Abbott, a Republican, focused the first of three “roundtable sessions” on school safety.
Over the following two days, gun regulation, mental health issues and victims’ needs were also on the agenda.
The talks came in the aftermath of Friday last week’s massacre at Santa Fe High School that killed eight children and two teachers in the latest example of the mass shootings that have become a pervasive part of US life.
“Whether you are Republican or Democrat ... the reality is that we all want guns out of the hands of those who will try to murder our children,” said Abbott, who is up for re-election in November. “The question is what are we — the leaders of Texas — going to do to prevent this from happening again.”
Twenty-three people were invited to the first of the three closed-door meetings, including politicians, education and public safety officials, and experts on building design and arming teachers.
“The only thing we want to hear about is: What are your ideas,” the governor told the gathering in opening remarks before journalists were ushered out.
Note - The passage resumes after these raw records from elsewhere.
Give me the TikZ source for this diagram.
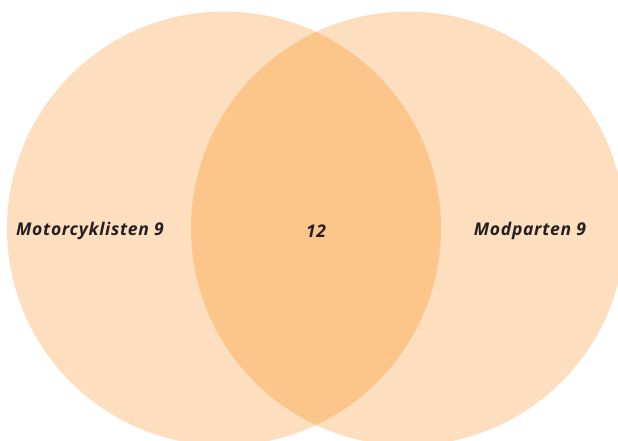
\documentclass[tikz,border=0pt]{standalone}
\usepackage{fontspec}
\setmainfont{Open Sans}
\definecolor{lightor}{RGB}{253,223,191}
\definecolor{darkor}{RGB}{252,198,138}
\definecolor{txt}{RGB}{35,31,32}
\begin{document}
\begin{tikzpicture}[x=1pt,y=-1pt,
  lbl/.style={font=\fontsize{17.5}{20}\selectfont\bfseries\itshape\addfontfeature{LetterSpace=4}, text=txt, inner sep=0pt}]
\useasboundingbox (0,0) rectangle (618,440);
\clip (0,0) rectangle (618,440);
\fill[lightor] (224,228.5) circle (217);
\fill[lightor] (408,228.5) circle (217);
\begin{scope}
\clip (224,228.5) circle (217);
\fill[darkor] (408,228.5) circle (217);
\end{scope}
\node[lbl] (a) at (90,231) {Motorcyklisten 9};
\node[lbl] (b) at (316,231) {12};
\node[lbl] (c) at (530,231) {Modparten 9};
\end{tikzpicture}
\end{document}
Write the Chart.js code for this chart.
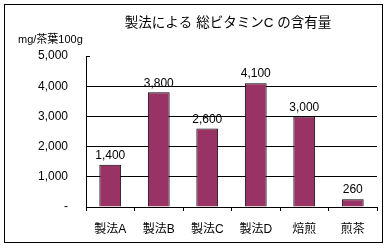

Among the ideas that emerged during the meeting were to institute a statewide monitoring program of students’ social media activities and “assistance teams” to help identify troubled children, the Dallas Morning News reported.
After 17 people were shot dead at a Parkland, Florida, high school in February, lawmakers in that southeastern state approved new, albeit limited, gun restrictions.
Some Parkland students, who have led a grassroots movement to toughen gun laws, have expressed their support to students in Santa Fe, but Texas is not expected to follow Florida’s path in enacting new gun restrictions.
Gun ownership can be a point of pride for many in the Lone Star State and even some Santa Fe students have spoken out against linking the shooting to the need for more gun control.
“I don’t think guns are the problem. I think people are the problem,” 16-year-old student Alex Carvey told NBC News.
In recent days, Abbott has focused his remarks on addressing mental health challenges and arming school personnel.
Conservative and powerful Texas Lieutenant Governor Dan Patrick suggested after the shooting that school buildings might need fewer entrances and exits, and that violent video games might be partly to blame.